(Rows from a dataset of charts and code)
+-------+

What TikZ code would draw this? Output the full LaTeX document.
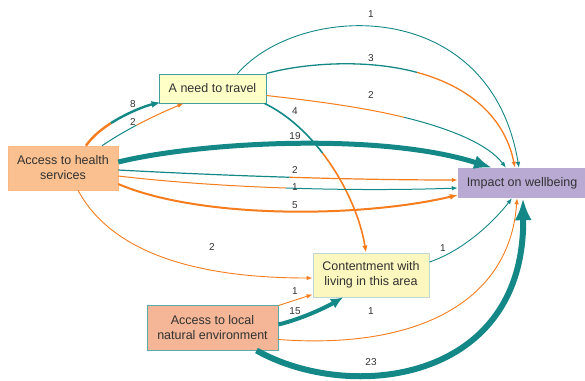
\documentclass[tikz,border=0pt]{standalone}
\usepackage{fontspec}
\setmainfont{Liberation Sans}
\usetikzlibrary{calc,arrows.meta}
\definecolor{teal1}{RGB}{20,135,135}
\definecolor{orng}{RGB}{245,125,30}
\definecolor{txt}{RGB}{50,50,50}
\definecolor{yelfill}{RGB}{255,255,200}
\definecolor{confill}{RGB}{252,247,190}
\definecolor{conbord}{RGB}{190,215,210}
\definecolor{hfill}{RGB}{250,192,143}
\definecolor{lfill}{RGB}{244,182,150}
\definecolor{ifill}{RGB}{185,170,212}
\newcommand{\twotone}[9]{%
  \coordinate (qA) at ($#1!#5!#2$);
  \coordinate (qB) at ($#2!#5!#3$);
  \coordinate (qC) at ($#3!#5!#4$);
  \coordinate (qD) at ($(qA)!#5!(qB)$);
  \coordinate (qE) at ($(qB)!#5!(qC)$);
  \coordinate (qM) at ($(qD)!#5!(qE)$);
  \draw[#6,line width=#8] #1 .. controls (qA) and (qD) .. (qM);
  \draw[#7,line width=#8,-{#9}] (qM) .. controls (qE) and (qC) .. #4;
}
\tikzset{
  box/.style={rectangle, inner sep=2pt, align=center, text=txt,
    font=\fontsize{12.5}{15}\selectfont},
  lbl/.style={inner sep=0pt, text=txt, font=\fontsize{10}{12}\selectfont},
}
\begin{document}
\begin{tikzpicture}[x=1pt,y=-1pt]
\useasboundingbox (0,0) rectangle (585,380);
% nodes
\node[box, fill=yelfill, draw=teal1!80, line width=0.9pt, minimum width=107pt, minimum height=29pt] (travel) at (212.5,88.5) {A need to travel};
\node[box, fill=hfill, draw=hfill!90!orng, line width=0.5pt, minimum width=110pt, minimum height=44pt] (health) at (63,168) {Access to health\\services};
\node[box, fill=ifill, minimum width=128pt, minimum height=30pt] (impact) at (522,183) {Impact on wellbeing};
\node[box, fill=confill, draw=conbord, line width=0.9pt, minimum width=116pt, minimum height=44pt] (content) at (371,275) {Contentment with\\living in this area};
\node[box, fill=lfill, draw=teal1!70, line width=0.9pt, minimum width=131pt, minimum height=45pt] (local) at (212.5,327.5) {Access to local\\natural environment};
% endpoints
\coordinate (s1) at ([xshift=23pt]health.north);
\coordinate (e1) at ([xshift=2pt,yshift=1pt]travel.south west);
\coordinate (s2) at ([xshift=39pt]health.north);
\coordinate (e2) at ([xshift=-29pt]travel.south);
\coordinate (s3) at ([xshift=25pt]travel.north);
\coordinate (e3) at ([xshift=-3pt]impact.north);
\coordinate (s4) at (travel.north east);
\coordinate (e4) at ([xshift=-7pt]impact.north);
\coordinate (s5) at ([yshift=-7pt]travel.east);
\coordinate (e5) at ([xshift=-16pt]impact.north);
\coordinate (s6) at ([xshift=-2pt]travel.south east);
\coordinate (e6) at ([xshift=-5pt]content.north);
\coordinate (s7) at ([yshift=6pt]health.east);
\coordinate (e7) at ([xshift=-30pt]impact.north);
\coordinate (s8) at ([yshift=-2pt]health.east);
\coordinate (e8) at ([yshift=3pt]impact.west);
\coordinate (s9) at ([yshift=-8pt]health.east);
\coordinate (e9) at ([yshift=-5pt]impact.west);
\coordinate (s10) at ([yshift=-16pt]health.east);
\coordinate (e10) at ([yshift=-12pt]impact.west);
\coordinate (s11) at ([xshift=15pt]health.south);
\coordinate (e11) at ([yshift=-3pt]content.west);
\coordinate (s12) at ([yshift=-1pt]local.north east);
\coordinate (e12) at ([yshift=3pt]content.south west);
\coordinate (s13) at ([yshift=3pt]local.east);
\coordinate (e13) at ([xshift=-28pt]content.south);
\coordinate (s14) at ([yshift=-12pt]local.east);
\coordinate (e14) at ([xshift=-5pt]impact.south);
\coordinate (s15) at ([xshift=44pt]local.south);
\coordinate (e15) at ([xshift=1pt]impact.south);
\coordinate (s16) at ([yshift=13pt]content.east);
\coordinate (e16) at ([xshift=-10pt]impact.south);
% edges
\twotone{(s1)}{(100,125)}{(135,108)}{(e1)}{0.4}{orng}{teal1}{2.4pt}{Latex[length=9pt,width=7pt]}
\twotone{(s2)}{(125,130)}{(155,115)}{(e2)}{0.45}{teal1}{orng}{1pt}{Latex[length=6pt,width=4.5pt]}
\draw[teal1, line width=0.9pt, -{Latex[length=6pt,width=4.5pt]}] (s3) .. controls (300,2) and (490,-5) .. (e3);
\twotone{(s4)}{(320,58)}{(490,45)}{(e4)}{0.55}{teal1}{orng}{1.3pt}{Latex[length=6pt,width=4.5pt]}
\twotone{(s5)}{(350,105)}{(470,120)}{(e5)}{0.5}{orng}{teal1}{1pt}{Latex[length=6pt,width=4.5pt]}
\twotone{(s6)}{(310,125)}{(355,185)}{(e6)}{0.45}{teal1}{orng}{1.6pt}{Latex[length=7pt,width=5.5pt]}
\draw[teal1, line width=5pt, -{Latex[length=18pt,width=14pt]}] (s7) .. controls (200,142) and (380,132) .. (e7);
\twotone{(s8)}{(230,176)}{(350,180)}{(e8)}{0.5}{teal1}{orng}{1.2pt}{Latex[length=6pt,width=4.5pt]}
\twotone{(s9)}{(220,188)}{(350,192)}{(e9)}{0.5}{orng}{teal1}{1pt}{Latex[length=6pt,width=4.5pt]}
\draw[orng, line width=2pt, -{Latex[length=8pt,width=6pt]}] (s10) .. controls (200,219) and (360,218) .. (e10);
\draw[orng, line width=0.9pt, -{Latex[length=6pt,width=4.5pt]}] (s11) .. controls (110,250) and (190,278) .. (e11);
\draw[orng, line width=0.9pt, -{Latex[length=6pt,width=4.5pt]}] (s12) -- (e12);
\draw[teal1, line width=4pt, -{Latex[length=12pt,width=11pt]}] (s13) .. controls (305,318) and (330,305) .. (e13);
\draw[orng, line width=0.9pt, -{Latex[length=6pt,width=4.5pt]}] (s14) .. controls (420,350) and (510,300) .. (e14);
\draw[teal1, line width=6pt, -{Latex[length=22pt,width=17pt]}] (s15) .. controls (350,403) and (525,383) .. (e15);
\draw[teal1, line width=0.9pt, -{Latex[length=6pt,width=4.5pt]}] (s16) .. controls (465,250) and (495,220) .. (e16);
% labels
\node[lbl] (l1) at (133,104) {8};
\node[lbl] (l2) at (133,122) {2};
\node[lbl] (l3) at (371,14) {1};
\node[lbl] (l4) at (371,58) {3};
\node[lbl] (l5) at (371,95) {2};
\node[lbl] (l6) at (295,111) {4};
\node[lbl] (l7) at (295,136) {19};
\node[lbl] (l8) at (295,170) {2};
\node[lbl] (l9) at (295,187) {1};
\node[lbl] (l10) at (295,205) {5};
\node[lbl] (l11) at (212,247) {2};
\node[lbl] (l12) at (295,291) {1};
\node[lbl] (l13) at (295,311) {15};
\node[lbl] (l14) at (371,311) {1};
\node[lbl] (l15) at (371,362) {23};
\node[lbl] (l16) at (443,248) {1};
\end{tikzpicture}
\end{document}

+-------+

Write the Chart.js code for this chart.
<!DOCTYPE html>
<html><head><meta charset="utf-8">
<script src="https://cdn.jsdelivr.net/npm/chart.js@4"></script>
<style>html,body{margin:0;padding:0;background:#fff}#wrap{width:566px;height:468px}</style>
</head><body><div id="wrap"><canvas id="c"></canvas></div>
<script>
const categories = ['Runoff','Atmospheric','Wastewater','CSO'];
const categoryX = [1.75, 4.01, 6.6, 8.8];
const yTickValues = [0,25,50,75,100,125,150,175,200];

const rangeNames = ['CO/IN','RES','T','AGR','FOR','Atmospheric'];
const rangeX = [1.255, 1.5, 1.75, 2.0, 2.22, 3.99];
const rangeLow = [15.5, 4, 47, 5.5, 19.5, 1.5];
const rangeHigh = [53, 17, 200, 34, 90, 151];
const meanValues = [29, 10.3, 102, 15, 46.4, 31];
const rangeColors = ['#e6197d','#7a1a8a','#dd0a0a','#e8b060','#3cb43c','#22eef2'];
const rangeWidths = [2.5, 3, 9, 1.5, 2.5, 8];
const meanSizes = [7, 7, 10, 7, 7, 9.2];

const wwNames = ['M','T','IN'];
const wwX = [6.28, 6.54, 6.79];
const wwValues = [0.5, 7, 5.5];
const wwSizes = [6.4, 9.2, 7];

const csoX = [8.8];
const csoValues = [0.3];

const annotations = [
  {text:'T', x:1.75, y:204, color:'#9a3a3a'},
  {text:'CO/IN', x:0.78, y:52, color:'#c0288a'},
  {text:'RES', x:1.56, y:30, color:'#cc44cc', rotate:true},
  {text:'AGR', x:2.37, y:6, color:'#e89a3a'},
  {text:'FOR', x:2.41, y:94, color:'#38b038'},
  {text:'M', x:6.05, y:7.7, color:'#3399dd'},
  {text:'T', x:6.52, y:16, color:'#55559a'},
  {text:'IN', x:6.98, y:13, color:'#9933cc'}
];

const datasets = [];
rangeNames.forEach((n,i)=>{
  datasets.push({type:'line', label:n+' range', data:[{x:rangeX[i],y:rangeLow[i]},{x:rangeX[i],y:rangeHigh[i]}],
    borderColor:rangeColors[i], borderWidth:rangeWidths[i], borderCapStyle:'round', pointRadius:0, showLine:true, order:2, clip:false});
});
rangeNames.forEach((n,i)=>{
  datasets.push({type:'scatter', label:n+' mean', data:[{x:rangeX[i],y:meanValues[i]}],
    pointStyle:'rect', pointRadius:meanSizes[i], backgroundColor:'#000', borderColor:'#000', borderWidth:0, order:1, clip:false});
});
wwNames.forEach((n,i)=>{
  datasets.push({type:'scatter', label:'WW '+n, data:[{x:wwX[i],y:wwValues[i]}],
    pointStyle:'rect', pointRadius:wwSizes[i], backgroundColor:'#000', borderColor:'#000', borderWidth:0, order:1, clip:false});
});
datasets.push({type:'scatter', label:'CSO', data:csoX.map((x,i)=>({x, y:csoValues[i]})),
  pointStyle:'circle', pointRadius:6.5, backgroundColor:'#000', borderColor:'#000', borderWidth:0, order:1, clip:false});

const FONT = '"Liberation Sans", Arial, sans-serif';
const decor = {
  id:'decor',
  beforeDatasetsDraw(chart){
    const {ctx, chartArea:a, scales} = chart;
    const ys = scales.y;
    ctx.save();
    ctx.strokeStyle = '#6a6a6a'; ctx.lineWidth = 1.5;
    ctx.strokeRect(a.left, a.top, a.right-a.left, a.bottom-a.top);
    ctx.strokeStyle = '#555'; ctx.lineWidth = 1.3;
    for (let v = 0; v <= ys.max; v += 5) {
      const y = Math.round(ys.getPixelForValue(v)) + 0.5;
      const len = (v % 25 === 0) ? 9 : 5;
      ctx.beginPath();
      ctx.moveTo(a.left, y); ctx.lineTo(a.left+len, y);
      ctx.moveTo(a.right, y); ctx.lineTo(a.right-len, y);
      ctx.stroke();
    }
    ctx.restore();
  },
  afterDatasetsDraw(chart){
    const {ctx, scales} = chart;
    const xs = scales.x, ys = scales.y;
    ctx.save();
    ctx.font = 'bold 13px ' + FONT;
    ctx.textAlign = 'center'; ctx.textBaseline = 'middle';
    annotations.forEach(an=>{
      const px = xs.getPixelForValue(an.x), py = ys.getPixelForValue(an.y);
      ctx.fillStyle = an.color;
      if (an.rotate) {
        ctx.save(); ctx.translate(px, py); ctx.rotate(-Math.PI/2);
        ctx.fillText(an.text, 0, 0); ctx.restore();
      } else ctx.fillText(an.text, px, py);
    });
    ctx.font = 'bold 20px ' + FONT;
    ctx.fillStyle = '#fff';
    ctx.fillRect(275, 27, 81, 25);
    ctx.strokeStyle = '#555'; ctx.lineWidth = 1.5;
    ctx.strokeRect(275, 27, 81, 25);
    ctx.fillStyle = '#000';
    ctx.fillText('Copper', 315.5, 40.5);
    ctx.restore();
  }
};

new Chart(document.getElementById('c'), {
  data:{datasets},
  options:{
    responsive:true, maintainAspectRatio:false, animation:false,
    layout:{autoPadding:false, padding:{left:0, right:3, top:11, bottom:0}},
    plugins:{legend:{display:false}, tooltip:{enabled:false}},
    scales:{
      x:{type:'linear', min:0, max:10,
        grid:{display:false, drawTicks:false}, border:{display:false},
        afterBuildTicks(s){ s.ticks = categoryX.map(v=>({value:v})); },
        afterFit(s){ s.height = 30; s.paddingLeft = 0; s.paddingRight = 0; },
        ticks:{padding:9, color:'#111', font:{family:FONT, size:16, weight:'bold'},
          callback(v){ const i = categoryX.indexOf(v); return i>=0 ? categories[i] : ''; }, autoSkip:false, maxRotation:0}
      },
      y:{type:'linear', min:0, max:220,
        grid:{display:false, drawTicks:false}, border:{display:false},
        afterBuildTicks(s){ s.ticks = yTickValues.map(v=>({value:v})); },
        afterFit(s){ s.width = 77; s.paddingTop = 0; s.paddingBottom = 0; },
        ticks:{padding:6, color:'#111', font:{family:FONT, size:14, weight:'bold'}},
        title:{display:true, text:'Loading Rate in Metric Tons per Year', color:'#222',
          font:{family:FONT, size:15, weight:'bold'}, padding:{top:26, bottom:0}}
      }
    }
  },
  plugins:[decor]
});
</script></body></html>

+-------+

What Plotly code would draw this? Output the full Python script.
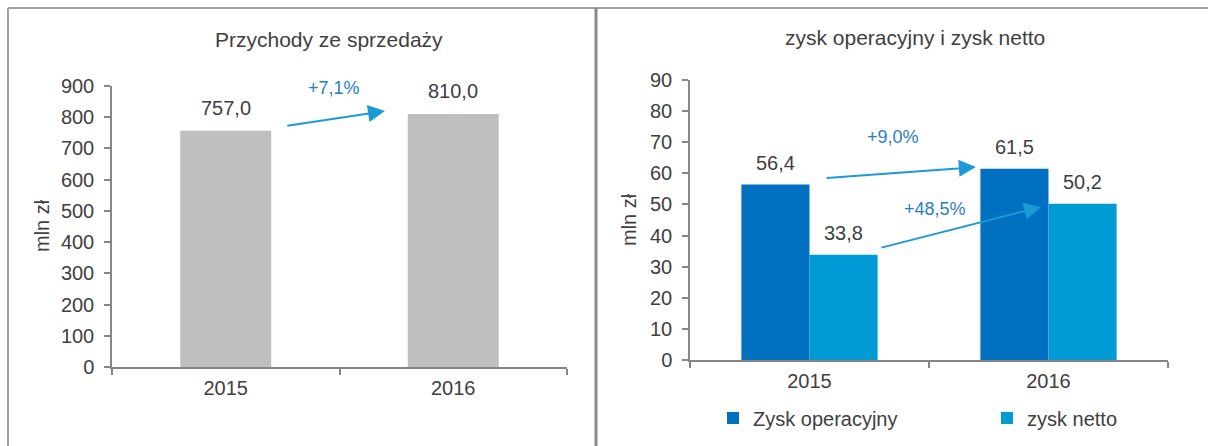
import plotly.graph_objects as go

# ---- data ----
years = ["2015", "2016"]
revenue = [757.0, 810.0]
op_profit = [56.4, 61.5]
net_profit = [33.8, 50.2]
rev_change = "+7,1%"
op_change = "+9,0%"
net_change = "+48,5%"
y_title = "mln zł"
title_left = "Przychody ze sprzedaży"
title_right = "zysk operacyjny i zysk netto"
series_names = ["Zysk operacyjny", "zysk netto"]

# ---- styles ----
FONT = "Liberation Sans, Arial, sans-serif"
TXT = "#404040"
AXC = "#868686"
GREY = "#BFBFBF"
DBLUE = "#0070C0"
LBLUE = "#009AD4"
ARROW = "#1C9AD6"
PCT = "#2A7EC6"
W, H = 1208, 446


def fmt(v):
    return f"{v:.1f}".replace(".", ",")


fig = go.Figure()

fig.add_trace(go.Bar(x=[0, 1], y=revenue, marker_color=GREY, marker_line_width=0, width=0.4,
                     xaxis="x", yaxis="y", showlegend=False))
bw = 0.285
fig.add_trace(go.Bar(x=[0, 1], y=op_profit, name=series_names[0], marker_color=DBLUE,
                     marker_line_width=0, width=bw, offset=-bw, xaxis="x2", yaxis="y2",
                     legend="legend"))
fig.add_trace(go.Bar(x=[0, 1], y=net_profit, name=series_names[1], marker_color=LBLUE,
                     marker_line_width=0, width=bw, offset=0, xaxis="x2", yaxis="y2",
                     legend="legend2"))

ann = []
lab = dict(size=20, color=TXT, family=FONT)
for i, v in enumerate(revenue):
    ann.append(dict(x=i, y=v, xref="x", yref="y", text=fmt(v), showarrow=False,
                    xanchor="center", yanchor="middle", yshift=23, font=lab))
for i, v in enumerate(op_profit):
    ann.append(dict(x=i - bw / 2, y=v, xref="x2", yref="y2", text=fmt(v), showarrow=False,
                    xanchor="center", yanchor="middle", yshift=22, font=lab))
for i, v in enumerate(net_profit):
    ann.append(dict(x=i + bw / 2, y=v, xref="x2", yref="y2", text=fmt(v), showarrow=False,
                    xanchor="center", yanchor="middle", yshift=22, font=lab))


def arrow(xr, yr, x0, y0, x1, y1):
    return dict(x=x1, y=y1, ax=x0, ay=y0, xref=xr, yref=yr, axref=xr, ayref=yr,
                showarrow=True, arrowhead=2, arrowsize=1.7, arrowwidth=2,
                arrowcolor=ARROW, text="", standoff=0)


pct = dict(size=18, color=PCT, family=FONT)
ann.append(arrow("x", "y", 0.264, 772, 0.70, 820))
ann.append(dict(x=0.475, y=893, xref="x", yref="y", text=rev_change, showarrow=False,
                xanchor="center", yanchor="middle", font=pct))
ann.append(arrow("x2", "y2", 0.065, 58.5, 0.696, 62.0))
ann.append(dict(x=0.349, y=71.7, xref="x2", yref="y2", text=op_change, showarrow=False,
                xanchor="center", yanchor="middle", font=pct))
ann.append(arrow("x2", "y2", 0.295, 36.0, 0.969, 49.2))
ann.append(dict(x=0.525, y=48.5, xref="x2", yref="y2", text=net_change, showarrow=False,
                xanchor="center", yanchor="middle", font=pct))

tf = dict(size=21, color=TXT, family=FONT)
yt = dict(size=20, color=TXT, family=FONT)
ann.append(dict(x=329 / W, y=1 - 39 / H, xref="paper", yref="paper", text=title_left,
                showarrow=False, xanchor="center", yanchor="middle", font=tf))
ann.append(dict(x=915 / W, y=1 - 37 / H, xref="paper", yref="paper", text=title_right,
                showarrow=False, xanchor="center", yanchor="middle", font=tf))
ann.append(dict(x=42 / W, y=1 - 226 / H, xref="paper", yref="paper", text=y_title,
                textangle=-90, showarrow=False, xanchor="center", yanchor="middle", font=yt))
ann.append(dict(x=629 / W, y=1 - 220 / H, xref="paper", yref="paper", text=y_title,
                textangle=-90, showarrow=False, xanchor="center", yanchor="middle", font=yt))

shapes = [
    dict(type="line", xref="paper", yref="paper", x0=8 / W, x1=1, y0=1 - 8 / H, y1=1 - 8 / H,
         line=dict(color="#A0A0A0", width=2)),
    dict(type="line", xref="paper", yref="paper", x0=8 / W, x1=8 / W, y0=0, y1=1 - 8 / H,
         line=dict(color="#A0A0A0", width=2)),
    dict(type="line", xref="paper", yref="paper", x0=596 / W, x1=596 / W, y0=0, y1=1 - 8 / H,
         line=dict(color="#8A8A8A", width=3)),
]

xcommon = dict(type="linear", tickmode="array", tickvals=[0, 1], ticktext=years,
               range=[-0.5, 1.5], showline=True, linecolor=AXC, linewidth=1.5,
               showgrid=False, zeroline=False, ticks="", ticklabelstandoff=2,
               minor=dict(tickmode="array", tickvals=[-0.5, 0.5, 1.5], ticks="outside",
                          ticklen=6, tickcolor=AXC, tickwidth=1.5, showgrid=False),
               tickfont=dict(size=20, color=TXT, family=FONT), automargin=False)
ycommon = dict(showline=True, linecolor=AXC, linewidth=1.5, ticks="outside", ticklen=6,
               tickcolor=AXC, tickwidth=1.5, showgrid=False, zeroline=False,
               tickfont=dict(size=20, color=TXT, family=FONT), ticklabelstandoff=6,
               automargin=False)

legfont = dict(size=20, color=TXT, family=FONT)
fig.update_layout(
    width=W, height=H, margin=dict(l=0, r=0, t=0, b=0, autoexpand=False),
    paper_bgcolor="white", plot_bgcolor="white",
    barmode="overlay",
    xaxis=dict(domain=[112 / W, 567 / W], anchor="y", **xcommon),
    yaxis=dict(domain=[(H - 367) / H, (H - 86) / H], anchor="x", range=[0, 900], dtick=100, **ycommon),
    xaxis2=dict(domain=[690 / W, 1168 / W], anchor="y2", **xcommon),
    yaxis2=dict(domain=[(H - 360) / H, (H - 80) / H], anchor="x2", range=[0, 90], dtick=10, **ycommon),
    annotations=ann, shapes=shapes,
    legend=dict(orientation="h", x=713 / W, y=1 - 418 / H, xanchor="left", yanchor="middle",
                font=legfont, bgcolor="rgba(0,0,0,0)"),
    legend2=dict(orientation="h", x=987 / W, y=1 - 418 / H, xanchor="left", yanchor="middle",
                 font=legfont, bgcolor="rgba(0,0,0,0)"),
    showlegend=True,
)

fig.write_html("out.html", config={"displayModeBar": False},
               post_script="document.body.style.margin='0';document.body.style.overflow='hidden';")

+-------+

Short problem:
Repeat exactly, and only, the lines between the line holding "What Plotly code" and the line holding "fig = go.Figure()", inclusive, leaving pictures out.

Correct output:
What Plotly code would draw this? Output the full Python script.
import plotly.graph_objects as go

# ---- data ----
years = ["2015", "2016"]
revenue = [757.0, 810.0]
op_profit = [56.4, 61.5]
net_profit = [33.8, 50.2]
rev_change = "+7,1%"
op_change = "+9,0%"
net_change = "+48,5%"
y_title = "mln zł"
title_left = "Przychody ze sprzedaży"
title_right = "zysk operacyjny i zysk netto"
series_names = ["Zysk operacyjny", "zysk netto"]

# ---- styles ----
FONT = "Liberation Sans, Arial, sans-serif"
TXT = "#404040"
AXC = "#868686"
GREY = "#BFBFBF"
DBLUE = "#0070C0"
LBLUE = "#009AD4"
ARROW = "#1C9AD6"
PCT = "#2A7EC6"
W, H = 1208, 446


def fmt(v):
    return f"{v:.1f}".replace(".", ",")


fig = go.Figure()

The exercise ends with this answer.